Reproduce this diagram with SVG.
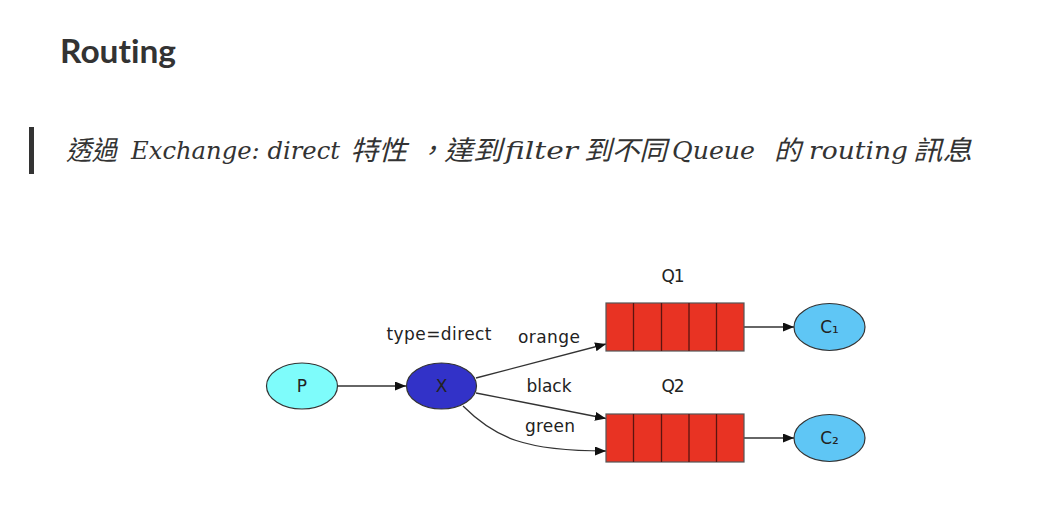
<svg xmlns="http://www.w3.org/2000/svg" width="1042" height="518" viewBox="0 0 1042 518">
<style>
.h{font-family:Lato,"Open Sans","Liberation Sans",sans-serif;font-weight:700;font-size:32px;fill:#333;font-variant-ligatures:none}
.q{font-family:"DejaVu Serif","Liberation Serif",serif;font-style:italic;font-size:25px;fill:#333}
.c{font-family:"Noto Sans CJK TC","Noto Sans CJK SC",sans-serif;font-style:italic;font-size:27px;fill:#333}
.lb{font-family:"DejaVu Sans","Liberation Sans",sans-serif;font-size:17px;fill:#222;text-anchor:middle}
.edge{fill:none;stroke:#333;stroke-width:1.3;marker-end:url(#arr)}
.ell{stroke:#333;stroke-width:1.2}
.qbox{fill:#e83323;stroke:#555;stroke-width:1.2}
.div{stroke:#5a1410;stroke-width:1.3}
</style>
<defs>
<marker id="arr" markerUnits="userSpaceOnUse" markerWidth="12" markerHeight="10" refX="11" refY="4.5" orient="auto">
<path d="M0,0 L11,4.5 L0,9 z" fill="#111"/>
</marker>
</defs>
<rect width="1042" height="518" fill="#fff"/>
<g id="title">
<text class="h" x="60" y="63" textLength="116" lengthAdjust="spacingAndGlyphs">Routing</text>
</g>
<g id="quote">
<rect x="29" y="127" width="5" height="47" fill="#333"/>
<text class="c" x="66" y="160" textLength="51" lengthAdjust="spacingAndGlyphs">透過</text>
<text class="q" x="131" y="159" textLength="209" lengthAdjust="spacingAndGlyphs">Exchange: direct</text>
<text class="c" x="350" y="160" textLength="57" lengthAdjust="spacingAndGlyphs">特性</text>
<text class="c" x="417" y="160">，</text>
<text class="c" x="444" y="160" textLength="58" lengthAdjust="spacingAndGlyphs">達到</text>
<text class="q" x="505" y="159" textLength="73" lengthAdjust="spacingAndGlyphs">filter</text>
<text class="c" x="584" y="160" textLength="83" lengthAdjust="spacingAndGlyphs">到不同</text>
<text class="q" x="672" y="159" textLength="83" lengthAdjust="spacingAndGlyphs">Queue</text>
<text class="c" x="774" y="160">的</text>
<text class="q" x="809" y="159" textLength="99" lengthAdjust="spacingAndGlyphs">routing</text>
<text class="c" x="913" y="160" textLength="59" lengthAdjust="spacingAndGlyphs">訊息</text>
</g>
<g id="connectors">
<path class="edge" d="M338,386 L406,386"/>
<path class="edge" d="M476,378 L606,344"/>
<path class="edge" d="M476,393 L606,418.5"/>
<path class="edge" d="M463,406 C495,438 525,451 606,451"/>
<path class="edge" d="M744,327 L794,327"/>
<path class="edge" d="M744,438 L794,438"/>
<text class="lb" x="439" y="340" textLength="105">type=direct</text>
<text class="lb" x="549" y="343" textLength="62">orange</text>
<text class="lb" x="549" y="392" textLength="45">black</text>
<text class="lb" x="550" y="432" textLength="50">green</text>
</g>
<g id="P">
<ellipse class="ell" cx="302" cy="386" rx="35.5" ry="23" fill="#7efcfb"/>
<text class="lb" x="302" y="392">P</text>
</g>
<g id="X">
<ellipse class="ell" cx="441.5" cy="386" rx="35" ry="23" fill="#3232c8"/>
<text class="lb" x="441.5" y="392">X</text>
</g>
<g id="Q1">
<text class="lb" x="673" y="282" textLength="23">Q1</text>
<rect class="qbox" x="606" y="303" width="138" height="48"/>
<path class="div" d="M633.5,303V351M661.5,303V351M689,303V351M716.5,303V351"/>
</g>
<g id="Q2">
<text class="lb" x="673" y="392" textLength="23">Q2</text>
<rect class="qbox" x="606" y="414" width="138" height="48"/>
<path class="div" d="M633.5,414V462M661.5,414V462M689,414V462M716.5,414V462"/>
</g>
<g id="C1">
<ellipse class="ell" cx="829.5" cy="327" rx="35.5" ry="23.5" fill="#5fc6f5"/>
<text class="lb" x="829.5" y="333">C₁</text>
</g>
<g id="C2">
<ellipse class="ell" cx="829.5" cy="438" rx="35.5" ry="23.5" fill="#5fc6f5"/>
<text class="lb" x="829.5" y="444">C₂</text>
</g>
</svg>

==========

- _Task statement_: Quote in full the listing given above; the images are to be left out.

- _Finished task_:
Reproduce this diagram with SVG.
<svg xmlns="http://www.w3.org/2000/svg" width="1042" height="518" viewBox="0 0 1042 518">
<style>
.h{font-family:Lato,"Open Sans","Liberation Sans",sans-serif;font-weight:700;font-size:32px;fill:#333;font-variant-ligatures:none}
.q{font-family:"DejaVu Serif","Liberation Serif",serif;font-style:italic;font-size:25px;fill:#333}
.c{font-family:"Noto Sans CJK TC","Noto Sans CJK SC",sans-serif;font-style:italic;font-size:27px;fill:#333}
.lb{font-family:"DejaVu Sans","Liberation Sans",sans-serif;font-size:17px;fill:#222;text-anchor:middle}
.edge{fill:none;stroke:#333;stroke-width:1.3;marker-end:url(#arr)}
.ell{stroke:#333;stroke-width:1.2}
.qbox{fill:#e83323;stroke:#555;stroke-width:1.2}
.div{stroke:#5a1410;stroke-width:1.3}
</style>
<defs>
<marker id="arr" markerUnits="userSpaceOnUse" markerWidth="12" markerHeight="10" refX="11" refY="4.5" orient="auto">
<path d="M0,0 L11,4.5 L0,9 z" fill="#111"/>
</marker>
</defs>
<rect width="1042" height="518" fill="#fff"/>
<g id="title">
<text class="h" x="60" y="63" textLength="116" lengthAdjust="spacingAndGlyphs">Routing</text>
</g>
<g id="quote">
<rect x="29" y="127" width="5" height="47" fill="#333"/>
<text class="c" x="66" y="160" textLength="51" lengthAdjust="spacingAndGlyphs">透過</text>
<text class="q" x="131" y="159" textLength="209" lengthAdjust="spacingAndGlyphs">Exchange: direct</text>
<text class="c" x="350" y="160" textLength="57" lengthAdjust="spacingAndGlyphs">特性</text>
<text class="c" x="417" y="160">，</text>
<text class="c" x="444" y="160" textLength="58" lengthAdjust="spacingAndGlyphs">達到</text>
<text class="q" x="505" y="159" textLength="73" lengthAdjust="spacingAndGlyphs">filter</text>
<text class="c" x="584" y="160" textLength="83" lengthAdjust="spacingAndGlyphs">到不同</text>
<text class="q" x="672" y="159" textLength="83" lengthAdjust="spacingAndGlyphs">Queue</text>
<text class="c" x="774" y="160">的</text>
<text class="q" x="809" y="159" textLength="99" lengthAdjust="spacingAndGlyphs">routing</text>
<text class="c" x="913" y="160" textLength="59" lengthAdjust="spacingAndGlyphs">訊息</text>
</g>
<g id="connectors">
<path class="edge" d="M338,386 L406,386"/>
<path class="edge" d="M476,378 L606,344"/>
<path class="edge" d="M476,393 L606,418.5"/>
<path class="edge" d="M463,406 C495,438 525,451 606,451"/>
<path class="edge" d="M744,327 L794,327"/>
<path class="edge" d="M744,438 L794,438"/>
<text class="lb" x="439" y="340" textLength="105">type=direct</text>
<text class="lb" x="549" y="343" textLength="62">orange</text>
<text class="lb" x="549" y="392" textLength="45">black</text>
<text class="lb" x="550" y="432" textLength="50">green</text>
</g>
<g id="P">
<ellipse class="ell" cx="302" cy="386" rx="35.5" ry="23" fill="#7efcfb"/>
<text class="lb" x="302" y="392">P</text>
</g>
<g id="X">
<ellipse class="ell" cx="441.5" cy="386" rx="35" ry="23" fill="#3232c8"/>
<text class="lb" x="441.5" y="392">X</text>
</g>
<g id="Q1">
<text class="lb" x="673" y="282" textLength="23">Q1</text>
<rect class="qbox" x="606" y="303" width="138" height="48"/>
<path class="div" d="M633.5,303V351M661.5,303V351M689,303V351M716.5,303V351"/>
</g>
<g id="Q2">
<text class="lb" x="673" y="392" textLength="23">Q2</text>
<rect class="qbox" x="606" y="414" width="138" height="48"/>
<path class="div" d="M633.5,414V462M661.5,414V462M689,414V462M716.5,414V462"/>
</g>
<g id="C1">
<ellipse class="ell" cx="829.5" cy="327" rx="35.5" ry="23.5" fill="#5fc6f5"/>
<text class="lb" x="829.5" y="333">C₁</text>
</g>
<g id="C2">
<ellipse class="ell" cx="829.5" cy="438" rx="35.5" ry="23.5" fill="#5fc6f5"/>
<text class="lb" x="829.5" y="444">C₂</text>
</g>
</svg>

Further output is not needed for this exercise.